Tempeh Reubens with Caramelized Onions
By pattie_d
Layers of tempeh, sauerkraut and caramelized onions give this warm sandwich a rich, well-integrated flavor. Although you can spread the bread with mustard, the Russian dressing is delicious and takes just minutes to make you can do it while the tempeh is simmering. If you like, top the assembled Reubens with slices of soy cheese, then run the sandwiches under the broiler just until the cheese melts. Two brands that melt nicely: Soy Moon Gouda or Veggie Slices American cheese.
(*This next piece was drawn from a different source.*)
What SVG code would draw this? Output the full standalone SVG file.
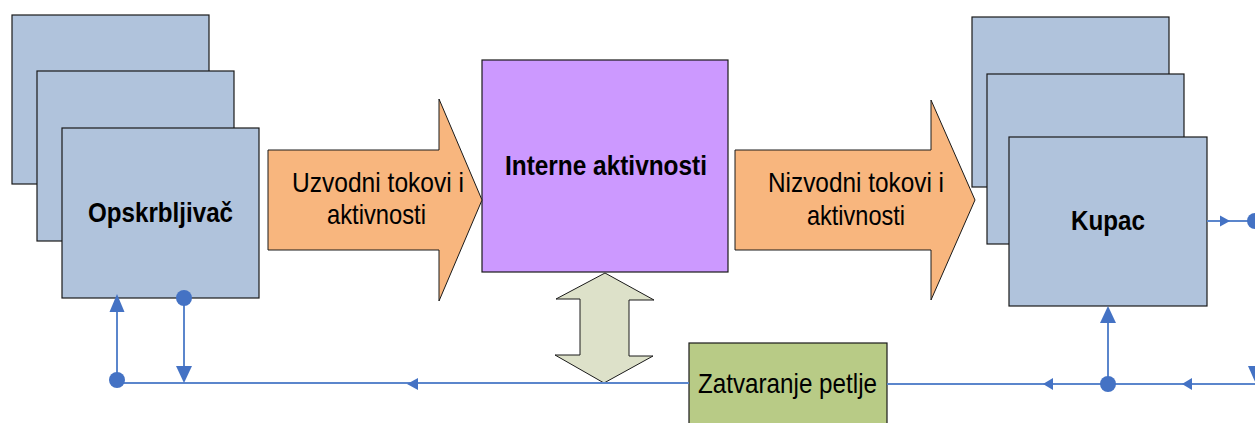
<svg xmlns="http://www.w3.org/2000/svg" width="1255" height="423" viewBox="0 0 1255 423">
<style>
.box{fill:#B0C3DC;stroke:#1a1a1a;stroke-width:1.2}
.flow{fill:#F8B67E;stroke:#1a1a1a;stroke-width:1}
.lbl{font-family:"Liberation Sans Narrow","Liberation Sans",Arial,sans-serif;font-size:28.5px;fill:#000;text-anchor:middle}
.b{font-weight:bold}
.ln{fill:none;stroke:#5B86CC;stroke-width:2}
.ah{fill:#4472C4}
</style>
<rect width="1255" height="423" fill="#fff"/>
<g id="supplier">
<rect class="box" x="12" y="15" width="197" height="169"/>
<rect class="box" x="37" y="71" width="197" height="170"/>
<rect class="box" x="62" y="128" width="197" height="170"/>
<text class="lbl b" x="160.5" y="222" textLength="145" lengthAdjust="spacingAndGlyphs">Opskrbljivač</text>
</g>
<g id="customer">
<rect class="box" x="972" y="17" width="197" height="170"/>
<rect class="box" x="987" y="74" width="197" height="170"/>
<rect class="box" x="1009" y="137" width="198" height="169"/>
<text class="lbl b" x="1108" y="230" textLength="74" lengthAdjust="spacingAndGlyphs">Kupac</text>
</g>
<g id="internal">
<rect x="482" y="60" width="246" height="212" fill="#CC99FF" stroke="#1a1a1a" stroke-width="1.2"/>
<text class="lbl b" x="606" y="175" textLength="202" lengthAdjust="spacingAndGlyphs">Interne aktivnosti</text>
</g>
<g id="upstream">
<polygon class="flow" points="268,150 439,150 439,99 482,200 439,301 439,250 268,250"/>
<text class="lbl" x="378" y="192" textLength="172" lengthAdjust="spacingAndGlyphs">Uzvodni tokovi i</text>
<text class="lbl" x="376.5" y="224" textLength="99" lengthAdjust="spacingAndGlyphs">aktivnosti</text>
</g>
<g id="downstream">
<polygon class="flow" points="735,150 931,150 931,100 975,200 931,300 931,250 735,250"/>
<text class="lbl" x="856" y="192" textLength="176" lengthAdjust="spacingAndGlyphs">Nizvodni tokovi i</text>
<text class="lbl" x="856" y="225" textLength="98" lengthAdjust="spacingAndGlyphs">aktivnosti</text>
</g>
<g id="exchange">
<polygon points="605,273 556,299 580,299 580,355 555,355 604,383 653,356 629,356 629,300 654,300" fill="#DDE1C9" stroke="#1a1a1a" stroke-width="1"/>
</g>
<g id="closing">
<rect x="689" y="343" width="198" height="84" fill="#B8CB86" stroke="#1a1a1a" stroke-width="1.2"/>
<text class="lbl" x="787.5" y="393" textLength="179" lengthAdjust="spacingAndGlyphs">Zatvaranje petlje</text>
</g>
<g id="connectors">
<path class="ln" d="M117,383 H689"/>
<path class="ln" d="M887,384 H1255"/>
<path class="ln" d="M117,380 V310"/>
<path class="ln" d="M184,298 V368"/>
<path class="ln" d="M1108,384 V320"/>
<path class="ln" d="M1207,221 H1255"/>
<circle class="ah" cx="117" cy="380" r="8"/>
<circle class="ah" cx="184" cy="298" r="8"/>
<circle class="ah" cx="1108" cy="384" r="8"/>
<circle class="ah" cx="1255" cy="221" r="8"/>
<polygon class="ah" points="117,294 109.5,312 124.5,312"/>
<polygon class="ah" points="184,383 176,366 192,366"/>
<polygon class="ah" points="1108,306 1100,323 1116,323"/>
<polygon class="ah" points="407,384 418,378 418,390"/>
<polygon class="ah" points="1043,384 1053,378 1053,390"/>
<polygon class="ah" points="1182,384 1192,378 1192,390"/>
<polygon class="ah" points="1230,221 1220,215.5 1220,226.5"/>
<polygon class="ah" points="1248,366 1264,366 1256,384"/>
</g>
</svg>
The Russian Dressing makes 1/2 cup.
1 Picture
Ingredients
- 4 tablespoons eggless mayonnaise
- 1 tablespoon tomato paste
- 1/4 cup minced dill pickle
- 2 tablespoons minced red onion
- 1 teaspoon Dijon mustard
- 1 8-ounce package tempeh
- 1/4 cup apple cider vinegar
- 2 tablespoons tamari or low-sodium soy sauce
- 1 tablespoon black peppercorns, coarsely crushed
- 1 tablespoon caraway seeds
- 2 1/2 tablespoons extra virgin olive oil
- 4 cups thinly sliced onions
- Salt to taste
- 1 1/2 cups sauerkraut, drained and rinsed
- 4 to 6 slices hearty whole grain bread
- 1 bunch arugula, stemmed, rinsed and dried
Details
Servings 1
Adapted from recipe.com
Preparation
Step 1
To make Russian Dressing: Mix all ingredients in bowl until thoroughly combined. Cover, and refrigerate until ready to use.
To make Tempeh Reubens: Using sharp knife, cut tempeh crosswise at 45-degree angle into 1/4-inch-thick slices. Combine 1 1/2 cups water, vinegar, tamari, peppercorns and caraway seeds in large saucepan. Add tempeh, spooning mixture over it. Bring to a boil, reduce heat to low, cover and cook 15 minutes. Remove pan from heat.
Meanwhile, heat 1 1/2 tablespoons oil in skillet over medium heat. Add onions and salt, and cook, stirring often, over medium-low heat about 10 minutes, or until juicy. Increase heat to medium, and cook 5 minutes more, stirring often, until well browned. Remove pan from heat.
Heat remaining 1 tablespoon oil in nonstick skillet over medium-high heat. Reduce heat to medium, and add tempeh slices, in batches if necessary. Cook until golden brown, 3 to 4 minutes per side.
Warm sauerkraut in saucepan over medium-low heat.
To assemble sandwiches, spread each bread slice with 1 heaping tablespoon of Russian dressing. Layer bread with arugula, tempeh, sauerkraut and onions. Serve warm, either open-faced or topped with another slice of bread.